Autre circuit : exemple : je passe donc et sur le trottoir, je vois quelqu’un qui me dit quelque chose, qui me dit au sens de : il évoque quelque chose. Reconnaissance attentive, je le regarde là, comme ça. Pas trop, comme ça parce que je veux pas qu’il voit que je le regarde, et je me dis mais, où je l’ai vu ? Je suis sûr de l’avoir vu. Je lance un appel. Par exemple, tout de suite, je me dis, j’ai une impression et qu’est-ce c’est que ces impressions, ces sentiments très très, qu’il faudrait analyser de très près. Je dis : "oh c’est pas d’hier ça, que je l’ai vu celui-là" et je lance un appel. Je peux pas dire à des souvenirs. Les souvenirs, ils ne peuvent venir que si j’ai lancé mon appel. Encore une fois, ils préexistent pas, je lance un appel à quoi ? A une zone.

Oh voilà que je lance un appel à une zone. C’est bien autre chose, c’est curieux, une zone, ben oui. Comment appeler ça autrement ? A une zone de mon passé, mais une zone de passé, c’est pas du souvenir. Sentez enfin, on est entrain de tenir quelque chose. C’est pas un souvenir, une zone du passé. A la rigueur, je pourrais dire que mes souvenirs viennent d’une zone du passé. Mais si j’ai pas fait mon appel à une zone du passé, comme dit Bergson dans une formule admirable : « si je ne me suis pas placé d’emblée » , mais qu’est-ce que ça veut dire ce saut ? Si j’ai pas sauté dans une zone de mon passé, jamais un souvenir me viendra. C’est ça l’appel, c’est le saut. Je saute dans une région du passé. Mon enfance, voilà ça y est, j’ai sauté. A ce moment-là, les souvenirs m’arrivent. Et je me dis : "ouais, est-ce que ce serait pas un copain de lycée ?" Vous voyez, là, j’ai extrait un caractère. Par exemple, j’ai entendu rire dans la rue. Je me suis dit, mais ce rire je le connais. Ça me dit quelque chose. Je lance mon appel. Je m’installe dans une zone du passé, et à la lettre, j’écoute mais d’une oreille non pas sensible, d’une oreille psychique, j’écoute les camarades de lycée maintenant morts, maintenant etc., maintenant disparus. Bon, je les écoute avec mon oreille psychique et je reviens sur l’objet présent ; et non, non, il n’y a rien. Alors il faut que j’extraie un nouveau caractère de l’objet présent et que je fasse un nouvel appel dans une autre zone. Et je reviens. Cette fois-ci, qu’est-ce que c’est la formule de la reconnaissance attentive selon Bergson ? il le dira dans des textes splendides. Il le dit : alors que la reconnaissance sensori-motrice c’était le passage linéaire d’un objet à un autre objet situé sur le même plan - c’était ça l’enchaînement organique du vrai, - la reconnaissance attentive en échec telle que nous en parlons maintenant c’est quoi ? C’est un seul et même objet qui passe à travers plusieurs circuits, à travers plusieurs plans.

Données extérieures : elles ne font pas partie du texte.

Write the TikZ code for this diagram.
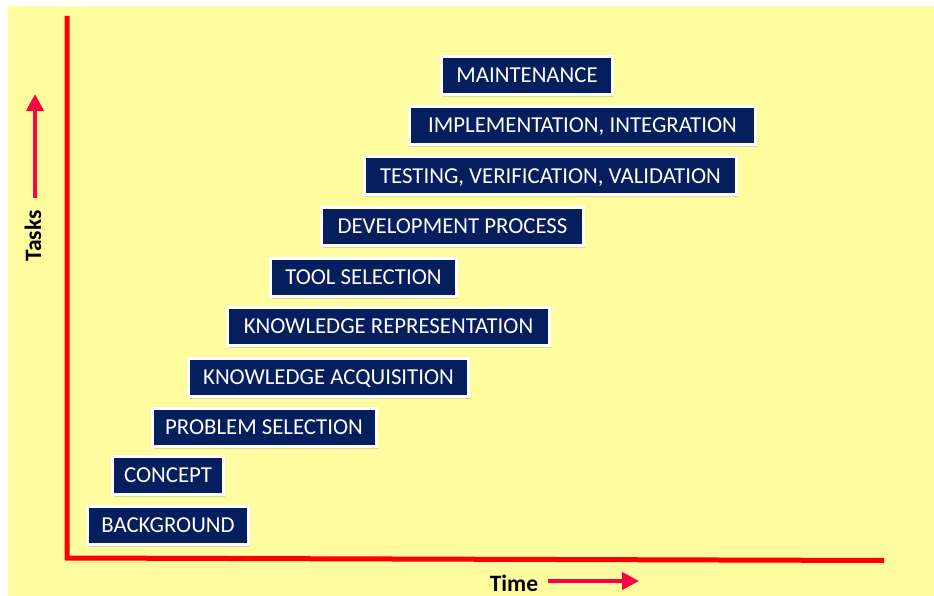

Vous avez l’objet présent et les circuits. Et vous ne passerez pas d’un circuit à un autre de manière continue. Il faudra repartir à zéro, c’est-à-dire revenir à l’objet pour en extraire un nouveau caractère. Or, je dirai, comprenez que l’enchaînement organique du vrai renvoie à ce que nous appelions description organique. La reconnaissance sensori-motrice renvoie à la description organique tandis qu’au contraire, la reconnaissance attentive telle que nous venons de la définir renvoie exactement à la description non-organique ou à la formation cristalline. Vous établissez autant de circuits qu’il faut, ayant pour point commun, je ne peux même pas dire l’objet puisque chacun a isolé un menu fragment sans importance de l’objet. Et vous avez, comme dit Robbe-Grillet, une description qui ne cesse de se reprendre, de bifurquer, etc.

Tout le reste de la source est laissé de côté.